A career in veterinary medicine involves years of education and training, as well as passing standardized examinations. According to the Bureau of Labor Statistics, all United States veterinary colleges require applicants to submit scores from one of three tests: the GRE (Graduate Record Examination); the VCAT (Veterinary College Admissions Test); or the MCAT (Medical College Admissions Test). After graduation, veterinarians are also required to pass a standardized licensing exam; some graduates may have to take state standardized tests as well.
Graduate Record Examination (GRE)
According to the Bureau of Labor Statistics, of the 28 accredited veterinary colleges in the United States, 22 of them require applicants to submit GRE scores for admission. The GRE tests students in three basic areas: analytical writing, verbal reasoning and quantitative reasoning. Students must prove their ability to effectively and clearly articulate complex ideas; they also must be able to evaluate and analyze written excerpts, as well as solve problems in the areas of geometry, arithmetic, algebra and data analysis. As of 2010, the fee for taking the GRE is $160.
Veterinary College Admissions Test (VCAT)
The Bureau of Labor Statistics reports that 4 of the 28 accredited U.S. veterinary colleges require students to submit scores from the VCAT (Veterinary College Admissions Test). Students are given approximately three hours to answer more than 200 multiple choice questions. Candidates must complete 50 questions in biology, 50 questions in organic and inorganic chemistry, 40 questions in reading comprehension, 40 questions on quantitative reasoning and 50 questions regarding verbal skills. The VCAT is typically offered every year during October and November. Testing fees vary; as of 2010, students usually pay between $50 and $65 to take the test.
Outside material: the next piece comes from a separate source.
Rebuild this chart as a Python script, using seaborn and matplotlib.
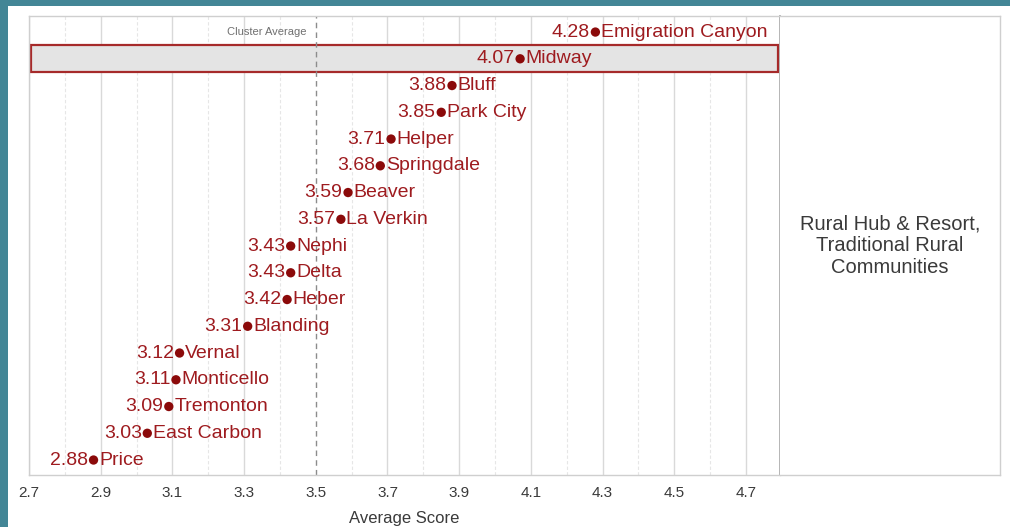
import matplotlib
matplotlib.use("Agg")
import matplotlib.pyplot as plt
from matplotlib.patches import Rectangle
import pandas as pd
import seaborn as sns

# values
places = ['Emigration Canyon', 'Midway', 'Bluff', 'Park City', 'Helper', 'Springdale',
          'Beaver', 'La Verkin', 'Nephi', 'Delta', 'Heber', 'Blanding', 'Vernal',
          'Monticello', 'Tremonton', 'East Carbon', 'Price']
scores = [4.28, 4.07, 3.88, 3.85, 3.71, 3.68, 3.59, 3.57, 3.43, 3.43, 3.42, 3.31,
          3.12, 3.11, 3.09, 3.03, 2.88]
highlight = 'Midway'
cluster_avg = 3.5
cluster_name = 'Rural Hub & Resort,\nTraditional Rural\nCommunities'
major_ticks = [2.7, 2.9, 3.1, 3.3, 3.5, 3.7, 3.9, 4.1, 4.3, 4.5, 4.7]
minor_ticks = [2.8, 3.0, 3.2, 3.4, 3.6, 3.8, 4.0, 4.2, 4.4, 4.6]

RED_TXT = '#9e1b1f'
RED_DOT = '#8b0a0a'


def main():
    sns.set_style('white')
    plt.rcParams['font.family'] = ['Liberation Sans', 'DejaVu Sans']

    df = pd.DataFrame({'place': places, 'score': scores})
    df['row'] = range(len(df))

    fig = plt.figure(figsize=(10.10, 5.27), dpi=100)
    fig.patch.set_facecolor('#438696')
    # white card inside the teal frame
    fig.patches.append(Rectangle((8 / 1010, 0), 1, 1 - 6 / 527, transform=fig.transFigure,
                                 facecolor='white', edgecolor='none', zorder=-10))

    ax = fig.add_axes([29 / 1010, 52 / 527, 751 / 1010, 459 / 527])
    side = fig.add_axes([780 / 1010, 52 / 527, 220 / 1010, 459 / 527])

    # grid
    for t in major_ticks:
        if t != cluster_avg:
            ax.axvline(t, color='#d9d9d9', lw=1.0, zorder=1)
    for t in minor_ticks:
        ax.axvline(t, color='#e6e6e6', lw=0.8, ls=(0, (3, 2)), zorder=1)
    ax.axvline(cluster_avg, color='#8c8c8c', lw=1.0, ls=(0, (4, 3)), zorder=2)

    # highlighted row
    hi = df.loc[df['place'] == highlight, 'row'].iloc[0]
    ax.add_patch(Rectangle((0.003, hi - 0.5), 0.994, 1.0,
                           transform=ax.get_yaxis_transform(),
                           facecolor='#e4e4e4', edgecolor='#a62a2a', lw=1.6, zorder=1.5))

    sns.scatterplot(data=df, x='score', y='row', ax=ax, color=RED_DOT, s=45,
                    edgecolor='none', zorder=4, legend=False)

    for _, r in df.iterrows():
        ax.annotate(f"{r['score']:.2f}", (r['score'], r['row']), xytext=(-4, 0),
                    textcoords='offset points', ha='right', va='center',
                    fontsize=14, color=RED_TXT, zorder=5)
        ax.annotate(r['place'], (r['score'], r['row']), xytext=(4, 0),
                    textcoords='offset points', ha='left', va='center',
                    fontsize=14, color=RED_TXT, zorder=5)

    ax.text(cluster_avg - 0.025, 0, 'Cluster Average', ha='right', va='center',
            fontsize=8, color='#707070', zorder=3)

    ax.set_xlim(2.7, 4.795)
    ax.set_ylim(len(df) - 0.44, -0.6)
    ax.set_xticks(major_ticks)
    ax.set_xticklabels([f'{t:.1f}' for t in major_ticks])
    ax.set_yticks([])
    ax.set_ylabel('')
    ax.set_xlabel('Average Score', fontsize=12, color='#3a3a3a', labelpad=8)
    ax.tick_params(axis='x', length=0, labelsize=11, labelcolor='#3a3a3a', pad=8)
    for sp in ax.spines.values():
        sp.set_color('#cfcfcf')
        sp.set_linewidth(1.0)
    ax.spines['right'].set_color('#b5b5b5')
    ax.spines['right'].set_linewidth(1.4)

    side.set_xticks([])
    side.set_yticks([])
    for sp in side.spines.values():
        sp.set_color('#cfcfcf')
        sp.set_linewidth(1.0)
    side.spines['left'].set_visible(False)
    side.text(0.5, 0.5, cluster_name, ha='center', va='center', fontsize=14.5,
              color='#3a3a3a', linespacing=1.2, transform=side.transAxes)

    fig.savefig('out.png', dpi=100, facecolor=fig.get_facecolor())


if __name__ == '__main__':
    main()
Medical College Admissions Test (MCAT)
Two of the 28 accredited veterinary colleges in the United States require students to submit scores from the Medical College Admissions Test (MCAT), according to the Bureau of Labor Statistics. The MCAT has three multiple choice sections that test students on the following subjects: verbal reasoning, biological sciences and physical sciences. Students also are required to submit a writing sample. MCAT scores average a 30 out of a possible 45 points (15 points per multiple choice section). On a scale of J to T, the average writing score is a P. As of 2010, taking the MCAT costs $210; students may take the test up to three times in one year.
Upon graduation from veterinary school, students are required to sit for another rigorous standardized exam to qualify for licensure. The North American Veterinary Licensing Examination is an eight-hour exam comprised of both practical and written questions. This exam is offered during a four-week window in November and December, and during a two-week period in April every year throughout North America and some overseas locations.
Some jurisdictions require veterinarians to sit for state specific standardized examinations as well. These exams test an applicant's veterinary skills, as well as his knowledge of state laws and regulations.